ММКФ: "О времена! О нравы!"

38-й Московский кинофестиваль оказался самым «мультикультурным» за всю историю

19 программ, кроме основных конкурсов – игрового полнометражного, документального кино и короткого метра. Насладиться всем этим за семь дней возможно, только отложив мечты о сне, еде и всем прочем. Посмотрев тридцать картин за шесть дней, чувствуешь усталость, граничащую с обмороком. Это - часть профессии кинокритиков и киноведов, и каждый борется с усталостью по-своему, распределяя силы на дистанции.

38-й Московский кинофестиваль оказался самым «мультикультурным» за всю историю
Режиссер Сергей Соловьев. Фото предоставлено оргкомитетом ММКФ.
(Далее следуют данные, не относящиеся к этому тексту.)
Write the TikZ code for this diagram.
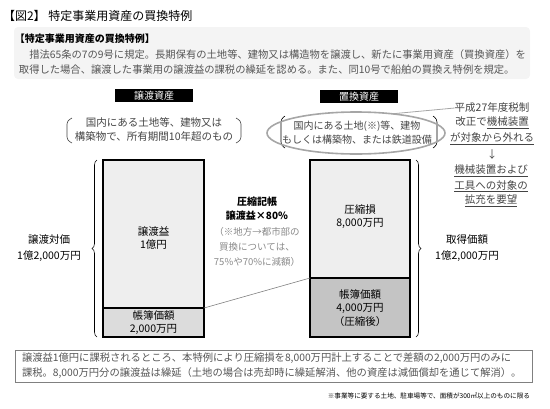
\documentclass[tikz,border=0pt]{standalone}
\usepackage{fontspec}
\setmainfont{Noto Sans CJK JP}
\usetikzlibrary{decorations.pathreplacing,shapes.geometric}
\definecolor{bodygray}{HTML}{555555}
\definecolor{notegray}{HTML}{444444}
\definecolor{lightfill}{HTML}{EEEEEE}
\definecolor{midfill}{HTML}{DCDCDC}
\definecolor{darkfill}{HTML}{C4C4C4}
\definecolor{panelfill}{HTML}{F4F4F4}
\definecolor{smallgray}{HTML}{8A8A8A}
\tikzset{
  every node/.style={inner sep=0pt, outer sep=0pt},
  fs/.style={font=\fontsize{#1}{#1}\selectfont},
  blacklabel/.style={fill=black, text=white, minimum width=78pt, minimum height=13pt, fs=10},
  boxpart/.style={draw=black, line width=1.1pt, anchor=north west},
  bracetext/.style={align=center, fs=10.5, text=black},
  boxtext/.style={align=center, fs=10.5, text=black},
  notetext/.style={fs=10.5, text=notegray},
  bodytext/.style={anchor=west, fs=10.3, text=bodygray},
  bigbrace/.style={decorate, decoration={brace, amplitude=5pt}, line width=0.6pt},
  paren/.style={line width=0.6pt, rounded corners=3pt},
}
\begin{document}
\begin{tikzpicture}[x=1pt,y=-1pt]
\useasboundingbox (0,0) rectangle (550,408);
% title
\node[anchor=west, fs=12] (title) at (3,16) {【図2】 特定事業用資産の買換特例};
% panel
\fill[panelfill, rounded corners=4pt] (14,27) rectangle (530,79);
\node[anchor=west, fs=10.2, font=\bfseries] (ptitle) at (15,38.5) {【特定事業用資産の買換特例】};
\node[bodytext] (pl1) at (19,54.5) {\hspace{1em}措法65条の7の9号に規定。長期保有の土地等、建物又は構造物を譲渡し、新たに事業用資産（買換資産）を};
\node[bodytext] (pl2) at (19,70) {取得した場合、譲渡した事業用の譲渡益の課税の繰延を認める。また、同10号で船舶の買換え特例を規定。};
% labels
\node[blacklabel] (jouto) at (154,95.5) {譲渡資産};
\node[blacklabel] (kaikae) at (359,96.5) {置換資産};
% left bracket text
\node[bracetext, text=notegray, fs=10.5] (ltext) at (154,129.5) {国内にある土地等、建物又は\\[3pt]構築物で、所有期間10年超のもの};
\draw[paren, notegray] (72,118) -- (67,121) -- (67,140) -- (72,143);
\draw[paren, notegray] (236,118) -- (241,121) -- (241,140) -- (236,143);
% right ellipse text
\draw[paren, black] (285,116) -- (281,119) -- (281,145) -- (285,148);
\draw[paren, black] (433,116) -- (437,119) -- (437,145) -- (433,148);
\node[bracetext, text=notegray, fs=10] (rtext) at (357,132.5) {国内にある土地(※)等、建物\\[3pt]もしくは構築物、または鉄道設備};
\node[draw=gray!70, line width=1.6pt, ellipse, minimum width=178pt, minimum height=42pt] (ell) at (356,133) {};
% note on right
\node[notetext] (n1) at (492,108) {平成27年度税制};
\node[notetext] (n2) at (492,123) {改正で\underline{機械装置}};
\node[notetext] (n3) at (492,138.5) {\underline{が対象から外れる}};
\node[notetext] (n4) at (492,155) {↓};
\node[notetext] (n5) at (491,171) {\underline{機械装置および}};
\node[notetext] (n6) at (491,186) {\underline{工具への対象の}};
\node[notetext] (n7) at (491,201) {\underline{拡充を要望}};
\draw[gray!70, line width=0.8pt] (ell.28) -- (n1.west);
% left box
\node[boxpart, fill=lightfill, minimum width=101pt, minimum height=148pt] (lt) at (103,160) {};
\node[boxpart, fill=midfill, minimum width=101pt, minimum height=29pt] (lb) at (103,308) {};
\node[boxtext] (ltt) at (153.5,238) {譲渡益\\[2pt]1億円};
\node[boxtext] (lbt) at (153.5,322.5) {帳簿価額\\[2pt]2,000万円};
% right box
\node[boxpart, fill=lightfill, minimum width=100pt, minimum height=118pt] (rt) at (310,160) {};
\node[boxpart, fill=darkfill, minimum width=100pt, minimum height=59pt] (rb) at (310,278) {};
\node[boxtext] (rtt) at (360,216.5) {圧縮損\\[2pt]8,000万円};
\node[boxtext] (rbt) at (360,308) {帳簿価額\\[2pt]4,000万円\\[2pt]（圧縮後）};
% diagonal
\draw[gray, line width=0.6pt] (lb.north east) -- (rb.north west);
% braces
\draw[bigbrace] (97,337) -- (97,160);
\draw[bigbrace] (416,160) -- (416,337);
\node[bracetext] (ltot) at (49,248) {譲渡対価\\[5pt]1億2,000万円};
\node[bracetext] (rtot) at (467,248) {取得価額\\[5pt]1億2,000万円};
% middle
\node[fs=10.5, font=\bfseries] (m1) at (257,202) {圧縮記帳};
\node[fs=10.5, font=\bfseries] (m2) at (257,216) {譲渡益×80\%};
\node[fs=9.5, text=smallgray] (m3) at (257,232) {（※地方→都市部の};
\node[fs=9.5, text=smallgray] (m4) at (257,247) {買換については、};
\node[fs=9.5, text=smallgray] (m5) at (257,262) {75\%や70\%に減額）};
% bottom box
\draw[gray, line width=0.7pt] (15,350) rectangle (532,382);
\node[bodytext] (b1) at (22,358.5) {譲渡益1億円に課税されるところ、本特例により圧縮損を8,000万円計上することで差額の2,000万円のみに};
\node[bodytext] (b2) at (22,373.5) {課税。8,000万円分の譲渡益は繰延（土地の場合は売却時に繰延解消、他の資産は減価償却を通じて解消）。};
% footnote
\node[anchor=east, fs=6.6, text=black] (fn) at (530,395.5) {※事業等に要する土地、駐車場等で、面積が300㎡以上のものに限る};
\end{tikzpicture}
\end{document}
Журналисты знают все раньше всех: они же обязаны отчасти пиарить фестивальные фильмы, но отчасти и свое мнение иметь, и успеть записать и представить в печать. Поэтому «фильм открытия» им дали посмотреть за два дня до официального открытия фестиваля, 22 июня в пресс-центре на улице Поварской. При этом народу в двухсотместном зале было больше, чем на показе при открытии в пятисотместном.

«Ке-ды»

Фильм «Ке-ды» вызывает у критиков солидарные реверансы в сторону его создателя, мэтра отечественного юношеского кино Сергея Соловьева, а у журналистов - некоторое недоумение. Напоминаю, две эти категории профессиональных зрителей (киноведы и журналисты) смотрят и видят кино по-разному. Журналисты, как правило, не понимают киноязыка, видят в кино новостной и идеологический повод и понимают словесный текст фильма и возможность его пересказать. Киноведы оценивают фильм как визуальное искусство - картинку и движение внутри нее: темп, ритм, монтаж, яркого главного героя, антагониста, их цели, их жертвы, мотивы... Они по форме догадываются о содержании и часто без слов понимают мысли автора.

Но вернемся к «Ке-дам» Соловьева по повести С. Геласимова «Paradise found». Журналисты ждали открытия образа подростка нового времени. Так было с фильмами мэтра «Сто дней после детства» (1975), «Спасатель» (1980), «Чужая белая и рябой» (1986), «АССА» (1987), «Черная роза – эмблема печали, красная роза – эмблема любви» (1989), «Нежный возраст» (2000). Все эти фильмы вошли в золотой фонд отечественного кино. Их главные герои преодолевают внутренний ступор и страх перед будущим, перед входом во взрослое состояние, ходят в ожидании перехода через рубеж возраста, общаясь со старшими, притираясь и конфликтуя. «Проводником» в мир взрослых служит, как правило, молодая женщина-любовь. Здесь схема та же, единственное отличие – у девушки уже есть семилетний сын-даун, которого она после встречи с героем решает почему-то перевезти от бабушки в детский дом. А этот дом на деле оказывается страшной тюрьмой-психушкой. По дороге они показывают мальчику красивые места, поют песни в пещерах, а мама рассуждает о сущности аутизма сына, который, по ее мению, на этот свет при рождении «пришел не весь». В конце точно так же она отправляет в армию и героя: уж таков ход жизни мальчиков, каждому свой путь. Решение купить дорогие фирменные кеды накануне ухода в армию приходит к герою в самом начале фильма, а дальше наворачивается цепь случайных встреч с людьми и вынужденные с ними отношения, перерастающие в дружбу: с девушкой-любовью, с неожиданным другом-попутчиком. На пути героя-подростка ни пап, ни мам, ни школы, а только государственная системы в виде милиционера (Василий Вакуленко-«Баста»), офицера на призывном пункте (он же), физрука в детском доме (он же). Но вот герою уже в танке на учениях велят: «Стреляй!» – и возникают два жизненных вопроса: в кого и за кого? Во имя кого?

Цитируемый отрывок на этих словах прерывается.